I thought the article below was very well thought out - faced with an exceptionally obstructionist Congress, the White House tired of getting nowhere has also begun to game the system to get what it was after. There are consequences, though, and a return to reason seems unlikely.

And, if it's not clear, this is everyone's fault.

The Daily Beast - President Obama’s Executive Power Grab

Quote:
...

On June 15, 2012, the president strode into the Rose Garden to make an announcement. For the last five years, congressional Republicans had been blocking the DREAM Act: a bill designed to provide a conditional pathway to citizenship for immigrants who were brought to America illegally as children. Pressed by Latino advocates to take action, Obama had spent 2011 repeating that “we are doing everything we can administratively” because “this notion that somehow I can just change the laws unilaterally is not true.”
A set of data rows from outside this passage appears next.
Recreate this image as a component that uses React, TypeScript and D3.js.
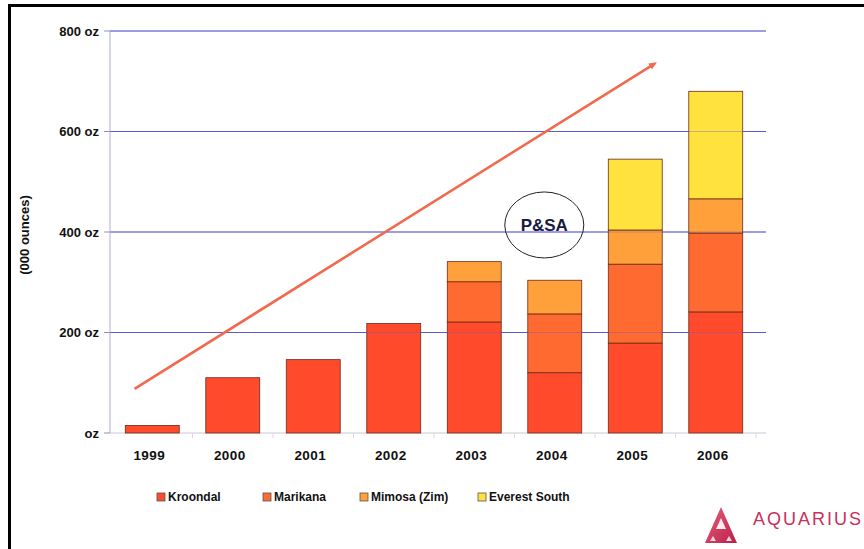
import React from "react";
import * as d3 from "d3";

const years = ["1999", "2000", "2001", "2002", "2003", "2004", "2005", "2006"];
const seriesNames = ["Kroondal", "Marikana", "Mimosa (Zim)", "Everest South"];
const kroondal = [15, 110, 146, 218, 221, 120, 179, 241];
const marikana = [0, 0, 0, 0, 80, 117, 157, 157];
const mimosa = [0, 0, 0, 0, 40, 67, 68, 68];
const everest = [0, 0, 0, 0, 0, 0, 141, 214];
const yTicks = [0, 200, 400, 600, 800];
const yTickLabels = ["oz", "200 oz", "400 oz", "600 oz", "800 oz"];
const colors = ["#ff4a2c", "#ff6a30", "#ffa03a", "#ffe23e"];
const trendIdx = [-0.22, 6.27];
const trendVal = [88, 738];
const bubble = { idx: 4.87, val: 414, label: "P&SA" };

const W = 864;
const H = 549;
const x0 = 112;
const band = 80.5;
const yTop = 31;
const yBot = 433;

export default function App() {
  const x = d3.scaleBand<string>().domain(years).range([x0, x0 + band * years.length]).paddingInner(0.33).paddingOuter(0.165);
  const y = d3.scaleLinear().domain([0, 800]).range([yBot, yTop]);
  const idxScale = d3.scaleLinear().domain([0, 1]).range([x(years[0])! + x.bandwidth() / 2, x(years[1])! + x.bandwidth() / 2]);

  const rows = years.map((yr, i) => ({ yr, Kroondal: kroondal[i], Marikana: marikana[i], "Mimosa (Zim)": mimosa[i], "Everest South": everest[i] }));
  const stack = d3.stack<any>().keys(seriesNames)(rows);

  const font = "'Liberation Sans', Arial, sans-serif";
  const tx1 = idxScale(trendIdx[0]);
  const ty1 = y(trendVal[0]);
  const tx2 = idxScale(trendIdx[1]);
  const ty2 = y(trendVal[1]);
  const ang = Math.atan2(ty2 - ty1, tx2 - tx1);
  const ah = 8;
  const arrowPts = [
    [tx2, ty2],
    [tx2 - ah * Math.cos(ang) + 3.5 * Math.sin(ang), ty2 - ah * Math.sin(ang) - 3.5 * Math.cos(ang)],
    [tx2 - ah * Math.cos(ang) - 3.5 * Math.sin(ang), ty2 - ah * Math.sin(ang) + 3.5 * Math.cos(ang)],
  ];

  const legendX = [157, 263, 360, 478];
  const xEnd = 766;

  return (
    <svg width={W} height={H} style={{ position: "absolute", left: 0, top: 0, background: "#fff" }} fontFamily={font}>
      <rect x={0} y={0} width={W} height={H} fill="#fff" />
      {/* frame */}
      <line x1={9} y1={5.5} x2={W} y2={5.5} stroke="#000" strokeWidth={3} />
      <line x1={9.5} y1={4} x2={9.5} y2={H} stroke="#000" strokeWidth={3} />

      {/* gridlines */}
      {yTicks.filter((t) => t > 0).map((t) => (
        <line key={t} x1={110} x2={xEnd} y1={y(t)} y2={y(t)} stroke="#5a5ad6" strokeWidth={1.2} />
      ))}
      {/* axes */}
      <line x1={110} x2={110} y1={yTop} y2={yBot} stroke="#b0b0cc" strokeWidth={1} />
      <line x1={110} x2={xEnd} y1={yBot} y2={yBot} stroke="#c8c8d4" strokeWidth={1} />
      {yTicks.map((t, i) => (
        <g key={t}>
          <line x1={104} x2={110} y1={y(t)} y2={y(t)} stroke="#9090bb" />
          <text x={99} y={y(t)} dy="0.35em" textAnchor="end" fontSize={13} fontWeight="bold" fill="#111">{yTickLabels[i]}</text>
        </g>
      ))}
      {years.map((yr, i) => (
        <line key={yr} x1={x0 + band * (i + 1)} x2={x0 + band * (i + 1)} y1={yBot} y2={yBot + 5} stroke="#d8d8e0" />
      ))}
      <text transform={`translate(29, ${(yTop + yBot) / 2 + 3}) rotate(-90)`} textAnchor="middle" fontSize={13} fontWeight="bold" fill="#111">(000 ounces)</text>

      {/* bars */}
      {stack.map((s, si) => (
        <g key={s.key}>
          {s.map((d: any, i: number) =>
            d[1] - d[0] > 0 ? (
              <rect key={i} x={x(years[i])} width={x.bandwidth()} y={y(d[1])} height={y(d[0]) - y(d[1])} fill={colors[si]} stroke="#6a2a18" strokeWidth={0.8} />
            ) : null
          )}
        </g>
      ))}
      {/* gridlines show through bars faintly */}
      {yTicks.filter((t) => t > 0).map((t) => (
        <line key={"o" + t} x1={110} x2={xEnd} y1={y(t)} y2={y(t)} stroke="#5a5ad6" strokeWidth={1} opacity={0.35} />
      ))}

      {years.map((yr) => (
        <text key={yr} x={x(yr)! + x.bandwidth() / 2 - 3} y={460} textAnchor="middle" fontSize={13.5} fontWeight="bold" fill="#111" letterSpacing={0.4}>{yr}</text>
      ))}

      {/* trend arrow */}
      <line x1={tx1} y1={ty1} x2={tx2 - 4 * Math.cos(ang)} y2={ty2 - 4 * Math.sin(ang)} stroke="#f26a4e" strokeWidth={2.6} />
      <polygon points={arrowPts.map((p) => p.join(",")).join(" ")} fill="#f26a4e" />

      {/* P&SA bubble */}
      <ellipse cx={idxScale(bubble.idx)} cy={y(bubble.val)} rx={39.5} ry={33} fill="none" stroke="#222" strokeWidth={1} />
      <text x={idxScale(bubble.idx)} y={y(bubble.val)} dy="0.36em" textAnchor="middle" fontSize={17} fontWeight="bold" fill="#1a1a40">{bubble.label}</text>

      {/* legend */}
      {seriesNames.map((n, i) => (
        <g key={n}>
          <rect x={legendX[i]} y={493} width={8} height={8} fill={colors[i]} stroke="#555" strokeWidth={0.8} />
          <text x={legendX[i] + 11} y={497} dy="0.36em" fontSize={12} fontWeight="bold" fill="#111">{n}</text>
        </g>
      ))}

      {/* logo */}
      <defs>
        <linearGradient id="lg" x1="0" y1="0" x2="1" y2="1">
          <stop offset="0" stopColor="#e8607a" />
          <stop offset="1" stopColor="#b8204a" />
        </linearGradient>
      </defs>
      <polygon points="721,507 737,543 705,543" fill="url(#lg)" />
      <polygon points="721,518 726,529 716,529" fill="#fff" opacity={0.9} />
      <polygon points="713,536 716,541 710,541" fill="#fff" opacity={0.8} />
      <polygon points="729,536 732,541 726,541" fill="#fff" opacity={0.8} />
      <text x={753} y={525} fontSize={18} fill="#c8305e" letterSpacing={2}>AQUARIUS</text>
    </svg>
  );
}
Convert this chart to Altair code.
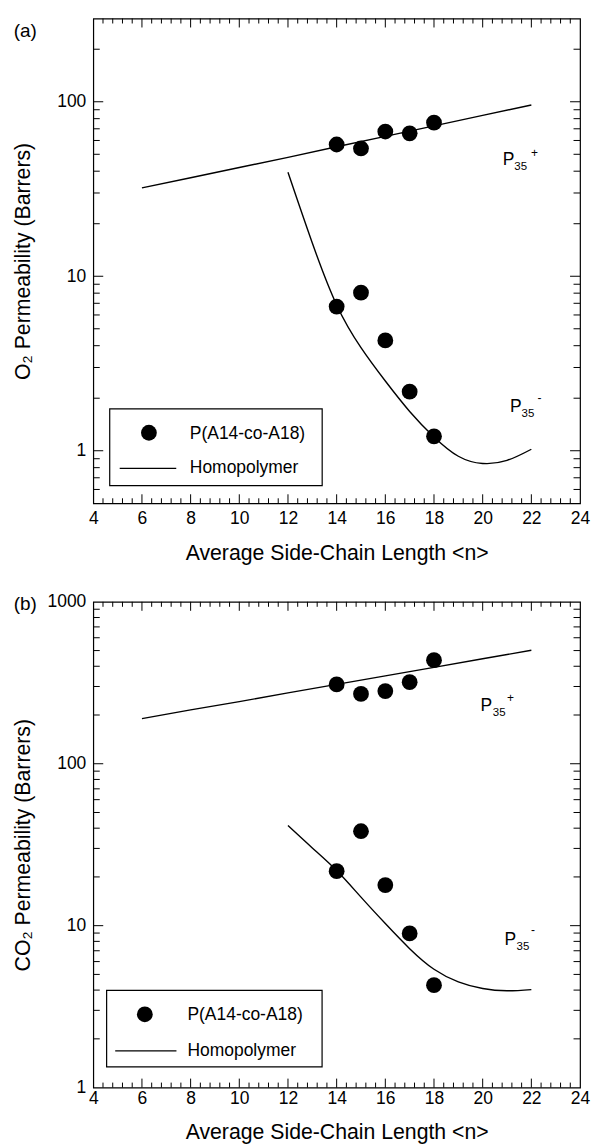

But now the president was doing something that he’d previously deemed impossible, and that Congress had repeatedly forbidden: singlehandedly granting relief to an entire category of young immigrants, as many as 1.7 million people, who’d otherwise be subject to deportation.

The reaction from Republicans was swift and severe. “The president’s directive is an affront to our system of representative government and the legislative process, and it’s an inappropriate use of executive power,” thundered Sen. Chuck Grassley. “We should all be appalled at how this plan has been carried out.”

...

Barack Obama’s decision to reverse himself on the DREAM Act was not an isolated incident. Instead, it was the culmination of a dramatic and very deliberate makeover that was set in motion that night with Boehner; that continues to this day; and that is poised to play a significant part in a potential second term, according to his advisers.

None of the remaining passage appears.